A February 6, 2014, Herb Keinon Jerusalem Post article, “EU Condemns Building in Har Homa, Neveh Ya’akov¸ Pisgat Ze’ev” (sound familiar?), quoted the EU’s tireless foreign policy chief , Catherin Ashton, that “these plans could put at risk the prospects of Jerusalem becoming the capital of two states….” Keinon responded:

Despite Ashton’s adoption of the Palestinian position that Jerusalem will be the capital of a future Palestinian state, Prime Minister Binyamin Netanyahu has said repeatedly that he is opposed to dividing the capital.
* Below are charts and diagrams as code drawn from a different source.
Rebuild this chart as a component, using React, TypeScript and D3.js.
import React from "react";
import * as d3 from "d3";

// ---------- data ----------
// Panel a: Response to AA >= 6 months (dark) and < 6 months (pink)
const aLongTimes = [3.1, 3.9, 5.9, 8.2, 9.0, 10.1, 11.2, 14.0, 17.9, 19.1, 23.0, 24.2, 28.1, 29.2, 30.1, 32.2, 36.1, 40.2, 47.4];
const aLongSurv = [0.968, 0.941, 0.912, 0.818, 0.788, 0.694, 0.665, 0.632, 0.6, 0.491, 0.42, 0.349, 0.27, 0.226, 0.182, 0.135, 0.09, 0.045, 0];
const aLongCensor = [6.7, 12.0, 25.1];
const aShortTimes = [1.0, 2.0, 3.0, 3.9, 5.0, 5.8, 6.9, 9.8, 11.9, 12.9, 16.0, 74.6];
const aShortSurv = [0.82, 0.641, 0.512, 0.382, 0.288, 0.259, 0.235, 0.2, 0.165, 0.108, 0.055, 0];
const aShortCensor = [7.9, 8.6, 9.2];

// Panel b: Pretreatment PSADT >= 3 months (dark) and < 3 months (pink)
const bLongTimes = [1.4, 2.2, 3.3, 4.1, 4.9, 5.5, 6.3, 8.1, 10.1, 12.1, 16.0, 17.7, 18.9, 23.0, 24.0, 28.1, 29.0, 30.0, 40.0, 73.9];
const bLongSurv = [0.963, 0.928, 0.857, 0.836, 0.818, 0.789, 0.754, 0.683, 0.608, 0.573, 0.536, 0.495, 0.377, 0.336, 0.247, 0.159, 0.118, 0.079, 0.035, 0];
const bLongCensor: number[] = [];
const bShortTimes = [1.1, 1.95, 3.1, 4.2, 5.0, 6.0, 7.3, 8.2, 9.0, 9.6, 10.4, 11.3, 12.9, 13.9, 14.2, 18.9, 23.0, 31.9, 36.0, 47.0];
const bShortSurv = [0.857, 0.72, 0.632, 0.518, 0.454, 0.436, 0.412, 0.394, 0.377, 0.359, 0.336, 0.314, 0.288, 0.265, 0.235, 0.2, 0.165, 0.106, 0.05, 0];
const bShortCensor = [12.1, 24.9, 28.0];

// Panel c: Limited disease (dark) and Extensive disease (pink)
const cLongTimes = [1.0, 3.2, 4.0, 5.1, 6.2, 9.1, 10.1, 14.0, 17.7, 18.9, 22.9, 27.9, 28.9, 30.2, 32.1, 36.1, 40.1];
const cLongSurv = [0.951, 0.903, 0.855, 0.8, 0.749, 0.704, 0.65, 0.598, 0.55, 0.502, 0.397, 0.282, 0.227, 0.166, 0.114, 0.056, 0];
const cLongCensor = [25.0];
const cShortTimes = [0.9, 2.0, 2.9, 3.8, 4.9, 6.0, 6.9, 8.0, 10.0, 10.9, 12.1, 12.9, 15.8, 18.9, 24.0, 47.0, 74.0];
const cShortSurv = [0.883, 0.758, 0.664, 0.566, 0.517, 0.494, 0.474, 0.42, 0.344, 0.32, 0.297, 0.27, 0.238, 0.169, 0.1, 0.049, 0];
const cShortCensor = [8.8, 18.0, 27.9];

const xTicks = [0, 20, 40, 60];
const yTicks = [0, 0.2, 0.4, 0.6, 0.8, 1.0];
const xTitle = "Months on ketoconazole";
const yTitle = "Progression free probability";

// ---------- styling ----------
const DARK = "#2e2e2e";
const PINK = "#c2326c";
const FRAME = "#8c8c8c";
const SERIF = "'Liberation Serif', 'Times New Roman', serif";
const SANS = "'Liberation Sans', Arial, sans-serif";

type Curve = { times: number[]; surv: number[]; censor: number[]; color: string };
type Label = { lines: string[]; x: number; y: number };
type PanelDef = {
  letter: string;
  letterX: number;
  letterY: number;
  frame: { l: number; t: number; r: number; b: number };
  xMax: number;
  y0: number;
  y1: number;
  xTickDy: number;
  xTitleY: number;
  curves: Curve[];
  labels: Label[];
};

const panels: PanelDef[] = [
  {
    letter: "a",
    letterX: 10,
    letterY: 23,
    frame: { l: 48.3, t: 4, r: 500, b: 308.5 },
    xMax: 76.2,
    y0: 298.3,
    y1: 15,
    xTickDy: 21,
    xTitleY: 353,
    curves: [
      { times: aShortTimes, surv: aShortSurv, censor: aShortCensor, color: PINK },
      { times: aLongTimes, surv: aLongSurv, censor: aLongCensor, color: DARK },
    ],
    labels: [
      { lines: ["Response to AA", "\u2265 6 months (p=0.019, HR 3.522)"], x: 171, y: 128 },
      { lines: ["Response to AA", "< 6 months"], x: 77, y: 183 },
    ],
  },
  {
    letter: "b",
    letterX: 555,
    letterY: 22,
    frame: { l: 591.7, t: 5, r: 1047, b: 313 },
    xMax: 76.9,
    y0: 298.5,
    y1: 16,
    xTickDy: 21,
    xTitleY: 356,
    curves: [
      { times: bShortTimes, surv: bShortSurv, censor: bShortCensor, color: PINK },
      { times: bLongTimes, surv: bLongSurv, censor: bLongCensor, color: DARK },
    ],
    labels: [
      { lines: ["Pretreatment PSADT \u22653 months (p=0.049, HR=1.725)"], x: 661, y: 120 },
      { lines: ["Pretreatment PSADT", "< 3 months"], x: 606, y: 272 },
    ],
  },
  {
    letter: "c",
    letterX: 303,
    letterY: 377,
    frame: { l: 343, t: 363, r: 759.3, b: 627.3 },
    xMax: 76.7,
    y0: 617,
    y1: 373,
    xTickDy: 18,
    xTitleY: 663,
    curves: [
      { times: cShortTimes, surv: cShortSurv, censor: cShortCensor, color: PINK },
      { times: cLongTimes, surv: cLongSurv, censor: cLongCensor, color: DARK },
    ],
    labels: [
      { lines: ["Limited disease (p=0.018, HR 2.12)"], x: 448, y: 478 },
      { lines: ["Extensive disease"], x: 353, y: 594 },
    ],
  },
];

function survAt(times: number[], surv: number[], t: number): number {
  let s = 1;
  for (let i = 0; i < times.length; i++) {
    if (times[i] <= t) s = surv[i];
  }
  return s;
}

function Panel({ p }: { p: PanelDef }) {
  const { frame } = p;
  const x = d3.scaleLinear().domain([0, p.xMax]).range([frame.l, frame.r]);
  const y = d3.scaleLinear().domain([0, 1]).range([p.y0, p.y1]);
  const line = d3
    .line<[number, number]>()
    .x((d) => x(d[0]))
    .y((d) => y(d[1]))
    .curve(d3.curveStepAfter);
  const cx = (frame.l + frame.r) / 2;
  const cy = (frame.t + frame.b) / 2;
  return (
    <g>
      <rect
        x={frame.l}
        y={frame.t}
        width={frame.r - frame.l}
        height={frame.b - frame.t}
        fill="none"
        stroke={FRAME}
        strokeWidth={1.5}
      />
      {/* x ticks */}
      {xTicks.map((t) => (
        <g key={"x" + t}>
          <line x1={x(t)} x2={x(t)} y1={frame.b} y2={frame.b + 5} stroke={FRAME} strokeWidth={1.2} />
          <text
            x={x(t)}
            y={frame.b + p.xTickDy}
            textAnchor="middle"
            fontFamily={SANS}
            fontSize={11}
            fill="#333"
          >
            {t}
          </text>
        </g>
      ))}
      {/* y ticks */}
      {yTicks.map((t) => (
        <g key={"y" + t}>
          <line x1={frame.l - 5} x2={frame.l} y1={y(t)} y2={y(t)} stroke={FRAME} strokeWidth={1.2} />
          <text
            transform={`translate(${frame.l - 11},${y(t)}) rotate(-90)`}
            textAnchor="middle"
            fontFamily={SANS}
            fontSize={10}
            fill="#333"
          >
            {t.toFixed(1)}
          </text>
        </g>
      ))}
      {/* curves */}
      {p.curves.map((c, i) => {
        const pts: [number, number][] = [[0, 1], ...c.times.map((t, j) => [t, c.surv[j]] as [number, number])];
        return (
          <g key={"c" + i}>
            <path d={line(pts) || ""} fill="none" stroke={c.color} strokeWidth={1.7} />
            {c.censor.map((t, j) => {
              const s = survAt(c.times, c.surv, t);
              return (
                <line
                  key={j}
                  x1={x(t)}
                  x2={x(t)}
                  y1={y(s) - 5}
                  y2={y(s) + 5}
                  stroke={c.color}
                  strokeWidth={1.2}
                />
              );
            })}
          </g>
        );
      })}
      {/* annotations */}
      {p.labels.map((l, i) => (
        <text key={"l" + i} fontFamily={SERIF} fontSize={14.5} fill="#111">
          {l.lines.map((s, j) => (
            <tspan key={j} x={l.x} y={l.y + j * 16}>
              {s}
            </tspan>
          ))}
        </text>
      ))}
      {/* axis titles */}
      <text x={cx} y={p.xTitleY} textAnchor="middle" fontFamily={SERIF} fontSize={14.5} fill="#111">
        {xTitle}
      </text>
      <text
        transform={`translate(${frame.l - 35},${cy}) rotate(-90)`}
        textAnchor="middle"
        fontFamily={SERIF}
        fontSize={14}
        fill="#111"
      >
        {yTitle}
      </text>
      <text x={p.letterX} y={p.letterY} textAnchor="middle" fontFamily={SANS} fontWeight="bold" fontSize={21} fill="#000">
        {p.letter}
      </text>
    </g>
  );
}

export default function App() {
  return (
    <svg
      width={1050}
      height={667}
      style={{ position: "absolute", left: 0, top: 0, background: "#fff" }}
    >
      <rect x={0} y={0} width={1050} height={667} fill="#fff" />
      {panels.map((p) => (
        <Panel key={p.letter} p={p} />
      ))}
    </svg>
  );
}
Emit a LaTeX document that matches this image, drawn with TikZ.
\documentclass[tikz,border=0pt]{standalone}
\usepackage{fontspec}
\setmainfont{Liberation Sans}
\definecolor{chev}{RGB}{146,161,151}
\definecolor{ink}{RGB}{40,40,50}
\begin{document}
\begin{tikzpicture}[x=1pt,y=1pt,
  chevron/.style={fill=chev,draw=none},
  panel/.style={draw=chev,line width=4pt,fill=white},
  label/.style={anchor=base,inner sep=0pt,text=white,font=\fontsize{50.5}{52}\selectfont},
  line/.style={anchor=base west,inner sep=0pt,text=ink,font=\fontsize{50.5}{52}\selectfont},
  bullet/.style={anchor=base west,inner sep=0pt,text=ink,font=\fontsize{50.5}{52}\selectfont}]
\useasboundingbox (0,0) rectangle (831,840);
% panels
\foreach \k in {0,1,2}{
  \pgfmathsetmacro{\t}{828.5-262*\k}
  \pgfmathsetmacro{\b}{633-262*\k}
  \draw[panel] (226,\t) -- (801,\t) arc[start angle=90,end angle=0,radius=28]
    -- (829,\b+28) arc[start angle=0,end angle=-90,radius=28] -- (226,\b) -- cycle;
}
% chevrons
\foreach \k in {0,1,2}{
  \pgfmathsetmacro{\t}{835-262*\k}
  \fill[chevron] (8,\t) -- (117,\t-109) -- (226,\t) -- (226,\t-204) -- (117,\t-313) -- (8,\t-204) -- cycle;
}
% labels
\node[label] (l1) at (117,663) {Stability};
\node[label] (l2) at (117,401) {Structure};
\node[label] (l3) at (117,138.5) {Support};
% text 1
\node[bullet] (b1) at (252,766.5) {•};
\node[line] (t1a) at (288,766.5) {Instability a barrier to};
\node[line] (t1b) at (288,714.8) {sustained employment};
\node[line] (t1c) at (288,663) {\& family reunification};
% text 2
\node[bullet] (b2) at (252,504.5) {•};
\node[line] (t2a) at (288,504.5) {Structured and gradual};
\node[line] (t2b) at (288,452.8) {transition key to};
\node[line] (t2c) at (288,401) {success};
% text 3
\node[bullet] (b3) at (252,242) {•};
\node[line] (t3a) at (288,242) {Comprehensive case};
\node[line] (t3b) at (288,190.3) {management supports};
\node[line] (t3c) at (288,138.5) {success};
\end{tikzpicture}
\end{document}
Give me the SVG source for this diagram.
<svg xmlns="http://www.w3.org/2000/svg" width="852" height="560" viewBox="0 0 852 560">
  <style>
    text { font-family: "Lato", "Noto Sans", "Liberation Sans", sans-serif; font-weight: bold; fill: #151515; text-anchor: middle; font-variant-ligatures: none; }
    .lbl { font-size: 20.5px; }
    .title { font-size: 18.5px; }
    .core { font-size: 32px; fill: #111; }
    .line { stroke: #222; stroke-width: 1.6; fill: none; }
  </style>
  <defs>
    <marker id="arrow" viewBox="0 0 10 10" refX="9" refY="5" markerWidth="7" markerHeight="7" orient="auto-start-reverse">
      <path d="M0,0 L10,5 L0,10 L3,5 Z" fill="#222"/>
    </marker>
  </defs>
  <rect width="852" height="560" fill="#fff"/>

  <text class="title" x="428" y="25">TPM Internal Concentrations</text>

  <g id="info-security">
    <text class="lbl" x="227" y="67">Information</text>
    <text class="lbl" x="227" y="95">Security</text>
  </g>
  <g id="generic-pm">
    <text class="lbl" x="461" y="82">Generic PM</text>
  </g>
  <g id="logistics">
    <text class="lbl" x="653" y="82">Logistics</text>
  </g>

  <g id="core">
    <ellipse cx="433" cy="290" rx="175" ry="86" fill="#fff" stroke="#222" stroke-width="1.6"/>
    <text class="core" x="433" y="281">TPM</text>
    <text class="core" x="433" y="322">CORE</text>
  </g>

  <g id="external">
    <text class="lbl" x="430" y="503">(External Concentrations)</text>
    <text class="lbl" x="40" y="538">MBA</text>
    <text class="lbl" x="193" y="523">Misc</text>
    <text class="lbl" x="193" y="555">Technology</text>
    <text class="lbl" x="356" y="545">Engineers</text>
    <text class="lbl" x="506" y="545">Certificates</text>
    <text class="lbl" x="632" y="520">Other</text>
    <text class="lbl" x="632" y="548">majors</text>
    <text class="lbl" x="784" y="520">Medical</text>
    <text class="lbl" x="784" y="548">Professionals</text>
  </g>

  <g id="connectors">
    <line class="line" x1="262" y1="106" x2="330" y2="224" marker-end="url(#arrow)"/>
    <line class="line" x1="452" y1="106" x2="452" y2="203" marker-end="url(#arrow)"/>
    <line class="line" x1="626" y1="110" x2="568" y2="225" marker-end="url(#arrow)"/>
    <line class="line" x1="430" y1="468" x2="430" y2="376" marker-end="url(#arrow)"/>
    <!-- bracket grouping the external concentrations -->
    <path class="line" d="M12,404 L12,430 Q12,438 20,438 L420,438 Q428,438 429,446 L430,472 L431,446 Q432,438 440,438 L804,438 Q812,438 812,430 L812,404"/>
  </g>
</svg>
Bibi is Very Far from alone on this. The Reform’s Rabbi Yoffie: “The Union of Reform Judaism, like most American Jewish organizations, supports a united Jerusalem under Israeli sovereignty.” In framing “the nuts and bolts of ending the conflict” as not whether Jerusalem, that’s been the capital of three Jewish states and no others, and has had a renewed Jewish majority since 19th century times, will be divided between Israel and Palestinian Arabs, who’ve not ruled one inch of it for one day in history, but how to go about so dividing it, Ms. Rubin, like Ms. Ashton, has adopted the Palestinian Arab position that Jerusalem will be the capital of a future western Palestine Arab state.
As an opinion columnist, Ms. Rubin is entitled to try to persuade Inquirer readers that Jerusalem should be redivided between Arabs and Jews along the long-defunct 1949-1967 Israel-Jordan military ceasefire line, but not to tell readers, as she did this week, summarily dismissing the Israeli and indeed Jewish position, that the peace process issue is merely how to divide it, or, as she has done previously (at least on 12/6/12 and 3/18/10), label fundamentally-contested over-the-green-line Jerusalem “Arab East Jerusalem.” aHaH

What we have witnessed over the past almost century is a long withering of Jewish state recognition from San Remo and the original Mandate down to just Palestine west of the Jordan; to 242’s partial withdrawal from that to “secure and recognized boundaries” without land swaps; to now “the 1967 lines with mutually agreed swaps” and severance of the Old City and historic Jerusalem, in a peace with Palestinian Arab “peace partners” who further demand a judenrein “West Bank” and Arab “right of return” to a non-Jewish-state inside-the-old-green-line Israel.